In this interview, forthcoming in Dollars & Sense magazine, regular Triple Crisis contributor Jayati Ghosh summarizes some major themes in her work and thought, including the prospects for the transformation and revival of socialist movements, the transfiguration of the world capitalist economy and the reproduction of structures like the core-periphery division and landlord domination, new challenges of international labor solidarity and environmental sustainability, and the way forward towards egalitarian societies. This is part one of a four-part series.
Prospects and Barriers for a New Socialism
D&S: We are scarcely two decades removed from the supposed global triumph of capitalism, the death of socialism, and (maximum hubris) proclamations of the “end of history.” And yet we’re seeing a revival of socialist movements—what you have called the “emerging left in the emerging world.” What are the key factors explaining this revival?

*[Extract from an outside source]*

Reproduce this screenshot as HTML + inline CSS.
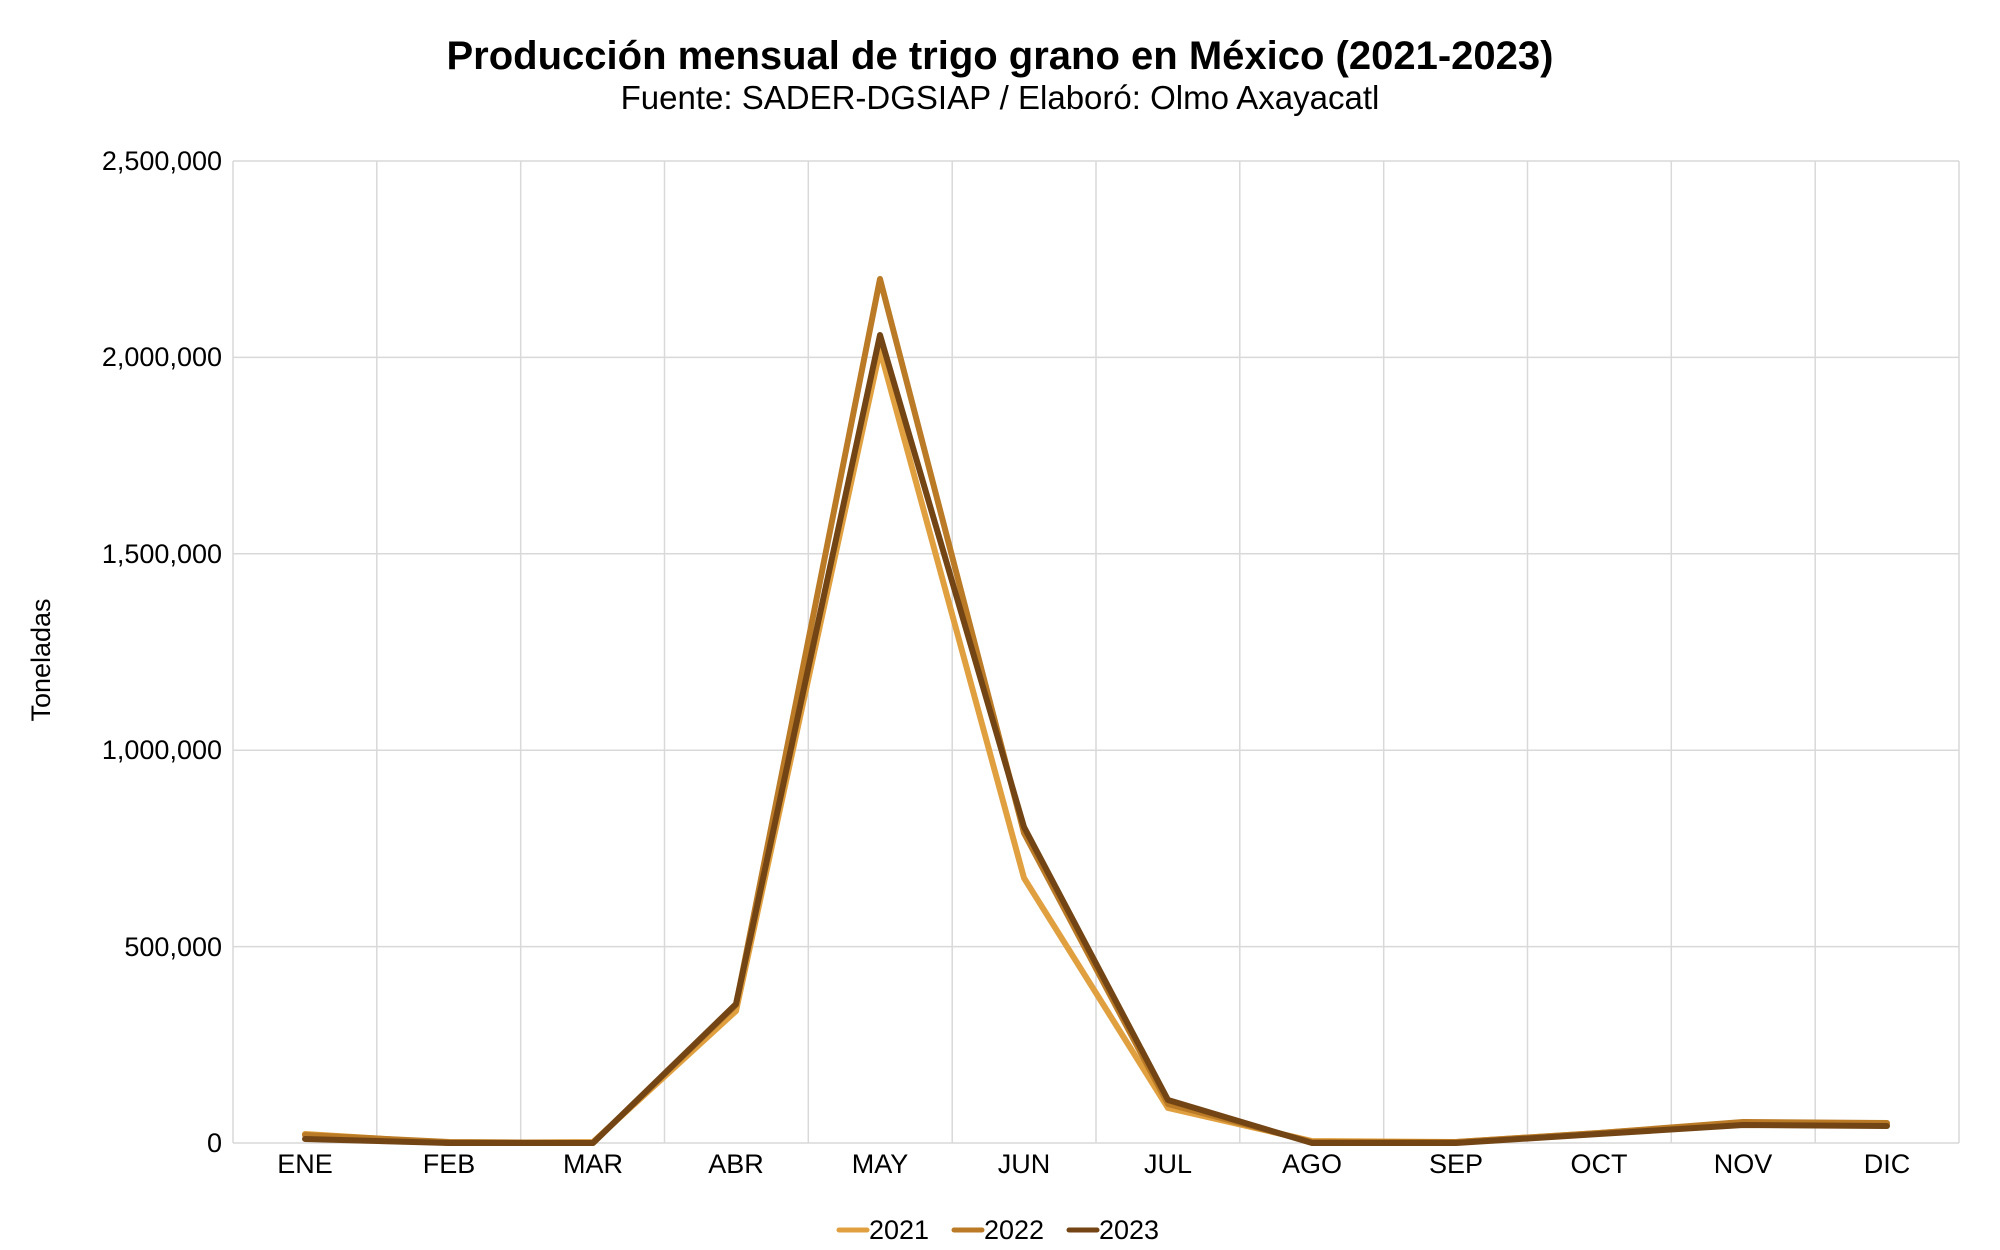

JG: I think it is now becoming more evident to most people across the world that global capitalism—especially in its current neoliberal manifestation—is not likely to deliver genuinely better material conditions, security, and justice. This is generally still a largely inchoate and diffuse sense of unhappiness with the state of things in many parts of the world. It is true that in some regions, like Latin America, there is a more developed sense of how neoliberal policies pushed the advance of aggressive and extremely unequal capitalist forces.
This emerging left has many features that distinguish it from the earlier, more centralizing and in some ways less socially sensitive left that characterized the second half of the 20th century in particular. For example, there is some rejection of top-down models of party organization which often distorted the idea of the Leninist vanguard, and greater respect for a plurality of opinions, even as many of these movements are more actively engaged in processes of electoral democracy. The language of human rights is explicitly used in these political formations, which in turn demands the recognition of a greater variety of identities that go beyond the class identities that were the standard form of division. So the rights of women, of indigenous communities, of marginalized groups within society in general, are more explicitly recognized. A specific concern regarding human interaction with nature is also an important element, tempering the earlier somewhat simplistic celebration of technology and human ingenuity, which was seen as trumping the requirements and rights of nature.

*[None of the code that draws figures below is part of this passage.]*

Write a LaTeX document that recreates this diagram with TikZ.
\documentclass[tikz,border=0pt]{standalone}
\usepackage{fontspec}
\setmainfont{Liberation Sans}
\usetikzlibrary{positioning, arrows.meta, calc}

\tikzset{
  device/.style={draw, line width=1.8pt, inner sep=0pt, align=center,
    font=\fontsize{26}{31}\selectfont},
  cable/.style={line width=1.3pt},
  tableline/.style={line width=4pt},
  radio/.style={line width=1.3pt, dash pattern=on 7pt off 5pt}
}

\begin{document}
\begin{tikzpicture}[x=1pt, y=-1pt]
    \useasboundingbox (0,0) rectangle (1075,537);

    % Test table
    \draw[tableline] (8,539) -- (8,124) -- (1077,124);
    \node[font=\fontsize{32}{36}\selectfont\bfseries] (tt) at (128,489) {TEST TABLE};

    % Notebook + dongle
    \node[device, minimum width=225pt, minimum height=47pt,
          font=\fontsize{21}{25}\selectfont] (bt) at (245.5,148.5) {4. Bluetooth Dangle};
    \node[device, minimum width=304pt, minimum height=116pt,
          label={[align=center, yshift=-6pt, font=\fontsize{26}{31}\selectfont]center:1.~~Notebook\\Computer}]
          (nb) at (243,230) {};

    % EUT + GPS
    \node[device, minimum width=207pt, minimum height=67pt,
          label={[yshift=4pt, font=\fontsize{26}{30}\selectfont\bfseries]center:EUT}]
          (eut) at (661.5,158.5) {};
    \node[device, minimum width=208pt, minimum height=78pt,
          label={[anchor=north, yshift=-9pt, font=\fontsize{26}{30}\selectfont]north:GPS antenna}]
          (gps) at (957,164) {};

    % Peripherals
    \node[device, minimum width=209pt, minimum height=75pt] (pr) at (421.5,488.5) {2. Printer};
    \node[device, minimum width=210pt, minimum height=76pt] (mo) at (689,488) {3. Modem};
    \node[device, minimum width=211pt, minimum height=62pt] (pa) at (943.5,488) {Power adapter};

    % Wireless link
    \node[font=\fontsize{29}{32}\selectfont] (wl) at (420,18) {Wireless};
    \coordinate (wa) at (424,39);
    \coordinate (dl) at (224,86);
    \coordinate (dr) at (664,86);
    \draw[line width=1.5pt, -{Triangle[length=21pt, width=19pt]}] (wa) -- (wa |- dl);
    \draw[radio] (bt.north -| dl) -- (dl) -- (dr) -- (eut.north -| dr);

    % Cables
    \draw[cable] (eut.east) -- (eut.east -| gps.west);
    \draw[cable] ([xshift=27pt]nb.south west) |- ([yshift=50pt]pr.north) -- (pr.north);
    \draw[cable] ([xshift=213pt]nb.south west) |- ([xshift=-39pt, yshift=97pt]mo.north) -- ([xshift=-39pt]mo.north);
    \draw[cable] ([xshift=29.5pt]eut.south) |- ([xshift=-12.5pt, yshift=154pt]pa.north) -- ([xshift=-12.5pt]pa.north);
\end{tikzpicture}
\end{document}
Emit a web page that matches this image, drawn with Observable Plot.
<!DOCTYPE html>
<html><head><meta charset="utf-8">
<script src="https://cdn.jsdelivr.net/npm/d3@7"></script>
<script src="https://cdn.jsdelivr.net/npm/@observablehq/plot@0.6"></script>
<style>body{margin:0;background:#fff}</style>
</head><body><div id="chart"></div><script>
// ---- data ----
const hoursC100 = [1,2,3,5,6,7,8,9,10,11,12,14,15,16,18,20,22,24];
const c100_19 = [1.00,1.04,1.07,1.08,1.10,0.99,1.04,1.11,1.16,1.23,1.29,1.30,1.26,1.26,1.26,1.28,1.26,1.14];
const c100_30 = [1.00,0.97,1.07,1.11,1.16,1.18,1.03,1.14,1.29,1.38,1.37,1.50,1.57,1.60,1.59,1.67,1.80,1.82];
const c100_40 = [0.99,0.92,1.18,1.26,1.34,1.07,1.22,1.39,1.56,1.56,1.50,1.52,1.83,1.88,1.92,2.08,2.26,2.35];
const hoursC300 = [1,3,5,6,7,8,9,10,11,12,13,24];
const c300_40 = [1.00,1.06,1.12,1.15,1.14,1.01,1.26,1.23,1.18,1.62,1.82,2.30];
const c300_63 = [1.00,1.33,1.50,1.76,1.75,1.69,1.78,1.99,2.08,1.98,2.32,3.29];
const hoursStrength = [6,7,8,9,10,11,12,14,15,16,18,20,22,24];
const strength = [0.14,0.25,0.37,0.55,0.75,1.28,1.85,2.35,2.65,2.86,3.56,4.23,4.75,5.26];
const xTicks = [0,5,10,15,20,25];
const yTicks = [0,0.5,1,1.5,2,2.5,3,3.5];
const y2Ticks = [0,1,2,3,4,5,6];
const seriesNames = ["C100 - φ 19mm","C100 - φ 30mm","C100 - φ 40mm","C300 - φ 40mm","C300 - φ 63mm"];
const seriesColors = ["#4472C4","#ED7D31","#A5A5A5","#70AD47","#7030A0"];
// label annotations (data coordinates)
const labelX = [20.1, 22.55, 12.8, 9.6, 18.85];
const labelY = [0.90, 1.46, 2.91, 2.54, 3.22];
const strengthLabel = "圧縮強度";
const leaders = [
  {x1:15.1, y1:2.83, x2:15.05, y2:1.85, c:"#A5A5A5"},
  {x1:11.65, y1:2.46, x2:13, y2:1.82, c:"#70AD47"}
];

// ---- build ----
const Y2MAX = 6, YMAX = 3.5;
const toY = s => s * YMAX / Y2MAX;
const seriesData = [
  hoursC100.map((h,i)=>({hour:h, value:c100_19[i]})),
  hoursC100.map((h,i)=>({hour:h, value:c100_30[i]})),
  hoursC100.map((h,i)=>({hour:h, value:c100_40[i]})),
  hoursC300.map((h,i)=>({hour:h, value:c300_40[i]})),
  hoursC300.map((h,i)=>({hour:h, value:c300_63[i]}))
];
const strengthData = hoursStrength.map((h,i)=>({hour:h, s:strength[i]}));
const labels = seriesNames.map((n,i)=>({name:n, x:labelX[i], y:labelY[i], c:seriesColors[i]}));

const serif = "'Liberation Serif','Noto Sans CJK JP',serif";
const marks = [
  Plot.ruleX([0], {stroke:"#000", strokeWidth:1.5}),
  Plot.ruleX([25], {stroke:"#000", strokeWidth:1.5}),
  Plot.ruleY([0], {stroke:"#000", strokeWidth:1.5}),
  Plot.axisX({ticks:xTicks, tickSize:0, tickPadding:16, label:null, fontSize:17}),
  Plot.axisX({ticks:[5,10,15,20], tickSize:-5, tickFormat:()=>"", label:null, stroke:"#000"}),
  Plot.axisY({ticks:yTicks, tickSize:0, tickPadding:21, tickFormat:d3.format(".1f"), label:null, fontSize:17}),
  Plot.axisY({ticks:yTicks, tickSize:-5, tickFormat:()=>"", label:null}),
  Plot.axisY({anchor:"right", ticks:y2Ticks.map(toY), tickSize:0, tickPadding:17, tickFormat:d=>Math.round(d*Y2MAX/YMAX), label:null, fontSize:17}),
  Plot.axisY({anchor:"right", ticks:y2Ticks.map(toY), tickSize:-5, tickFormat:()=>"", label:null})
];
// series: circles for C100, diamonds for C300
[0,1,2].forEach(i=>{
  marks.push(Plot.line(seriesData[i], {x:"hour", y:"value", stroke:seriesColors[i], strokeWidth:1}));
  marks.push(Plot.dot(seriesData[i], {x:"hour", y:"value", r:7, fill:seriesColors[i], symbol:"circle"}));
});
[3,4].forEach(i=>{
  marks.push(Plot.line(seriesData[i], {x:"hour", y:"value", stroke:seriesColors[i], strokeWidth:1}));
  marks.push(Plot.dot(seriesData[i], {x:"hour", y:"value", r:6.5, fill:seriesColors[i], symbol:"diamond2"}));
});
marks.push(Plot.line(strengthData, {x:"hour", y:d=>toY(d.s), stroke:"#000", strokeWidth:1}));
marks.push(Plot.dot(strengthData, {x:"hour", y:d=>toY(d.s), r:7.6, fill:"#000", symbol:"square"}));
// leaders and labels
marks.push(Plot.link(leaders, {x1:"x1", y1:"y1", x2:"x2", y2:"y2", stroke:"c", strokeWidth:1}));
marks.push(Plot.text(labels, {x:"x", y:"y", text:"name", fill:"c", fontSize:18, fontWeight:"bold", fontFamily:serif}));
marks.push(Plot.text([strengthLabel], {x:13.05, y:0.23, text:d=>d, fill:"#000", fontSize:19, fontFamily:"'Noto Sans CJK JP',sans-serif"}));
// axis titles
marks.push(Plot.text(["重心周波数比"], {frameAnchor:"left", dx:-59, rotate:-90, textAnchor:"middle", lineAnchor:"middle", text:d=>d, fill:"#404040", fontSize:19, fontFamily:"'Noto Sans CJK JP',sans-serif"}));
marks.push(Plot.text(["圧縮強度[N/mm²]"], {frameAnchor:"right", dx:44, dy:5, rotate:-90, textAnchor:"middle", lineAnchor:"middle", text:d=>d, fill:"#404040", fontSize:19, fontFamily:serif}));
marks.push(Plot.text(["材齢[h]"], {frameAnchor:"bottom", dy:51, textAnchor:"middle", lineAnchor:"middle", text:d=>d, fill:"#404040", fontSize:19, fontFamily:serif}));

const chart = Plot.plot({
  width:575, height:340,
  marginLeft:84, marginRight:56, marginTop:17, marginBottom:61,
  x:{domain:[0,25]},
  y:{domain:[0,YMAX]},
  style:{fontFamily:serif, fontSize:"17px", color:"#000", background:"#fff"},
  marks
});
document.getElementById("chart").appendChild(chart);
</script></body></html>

It is interesting that these features are to be found in new social and political movements in many parts of the world. They are found not just in Latin America, where they also were associated with some amount of political transformation and shifts in economic strategies, but also among movements in countries as far apart as Thailand, Spain, and South Africa.

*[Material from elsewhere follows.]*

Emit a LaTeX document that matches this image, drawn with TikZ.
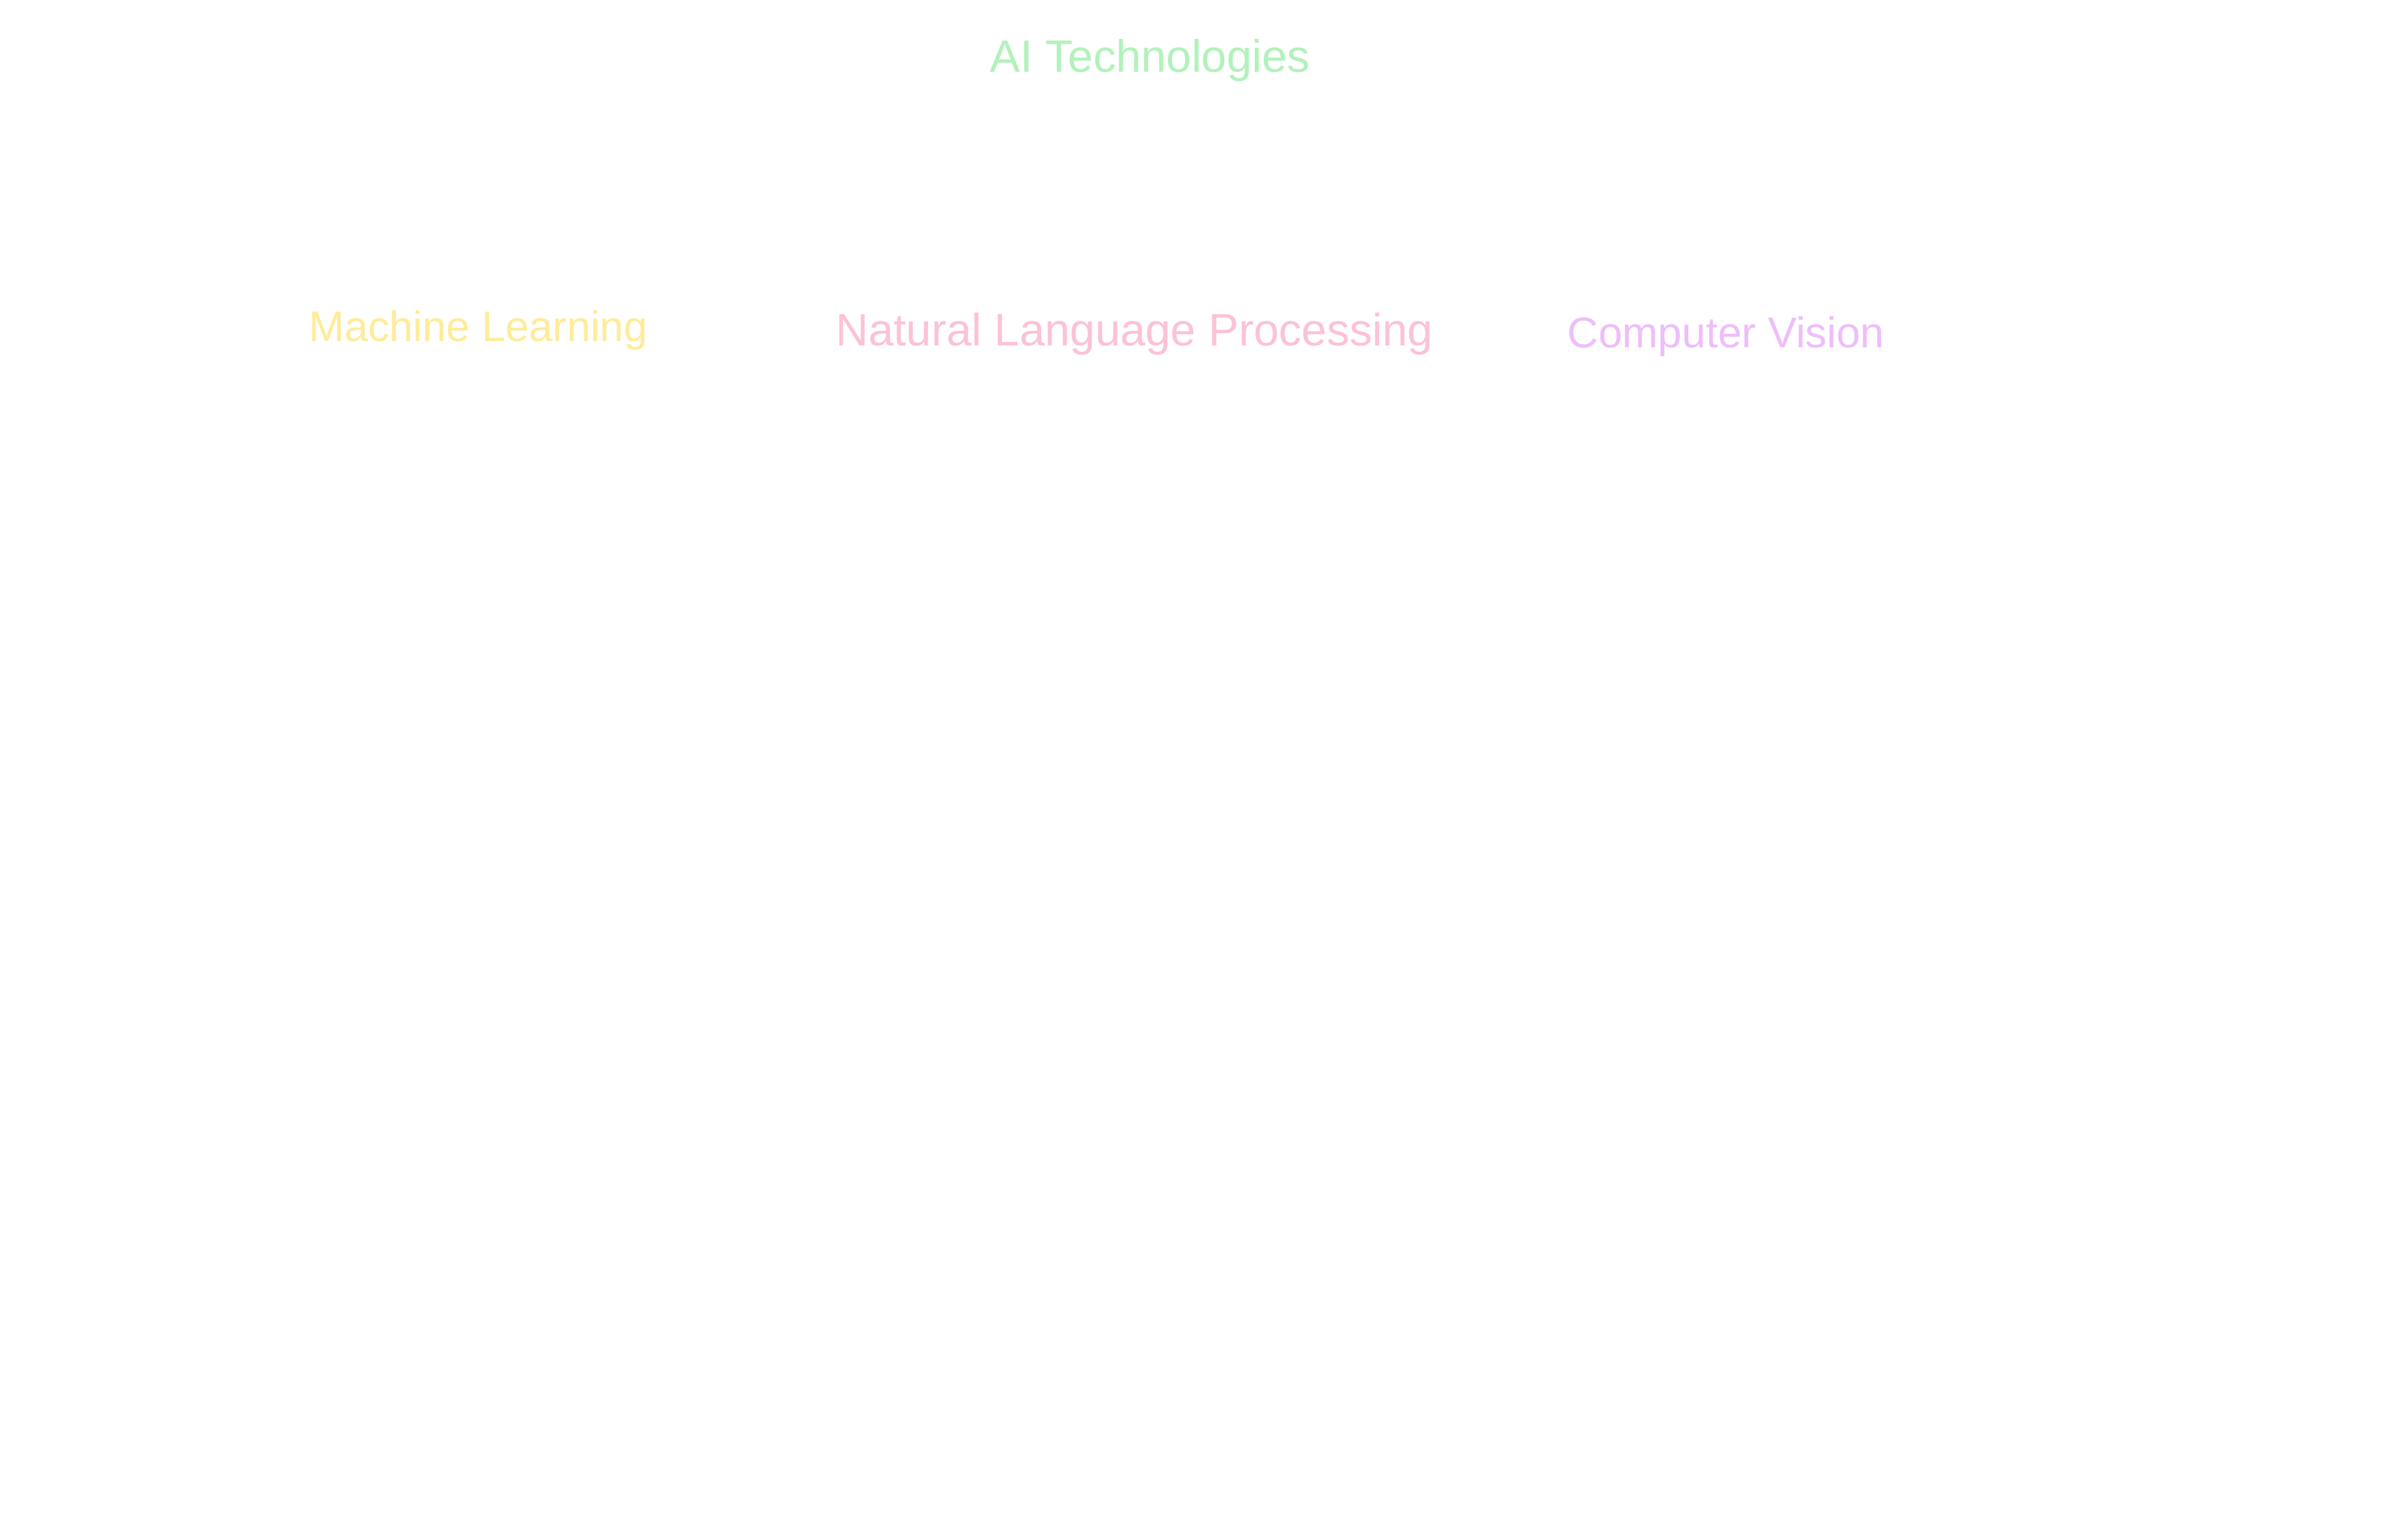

D&S: The same does not seem to be true to nearly the same extent in the so-called “core” countries of Western Europe or North America. Why is that? And if the current crisis can’t spark a profound questioning of capitalism, and discussion of alternatives to it, what can?
JG: It seems to me that in the core capitalist countries the left in every shape or form has taken a long time to recover from the existential blows delivered by the collapse of “socialism” in the Soviet Union and Eastern Europe, and the very market-oriented moves of Communist regimes in East Asia, including China and Vietnam. Interestingly, this blow has affected even those Leftists who had rejected these models as not reflecting true socialism at all.
The social and political ascendancy of capitalism, despite its major recent crises and continuing inability to deliver either inclusive growth or social justice, is largely because of this sense that the alternative proved to be so apparently unpleasant and so different from original expectation. So there is some questioning of capitalism, but no real belief in a viable socialist alternative. This may be why the anger and resistance to the effects of the way capitalism functions is now finding expression in more right-wing responses, which are superficially anti-capitalist but essentially focused on symptoms of the problem and on blaming perceived “others,” like immigrants.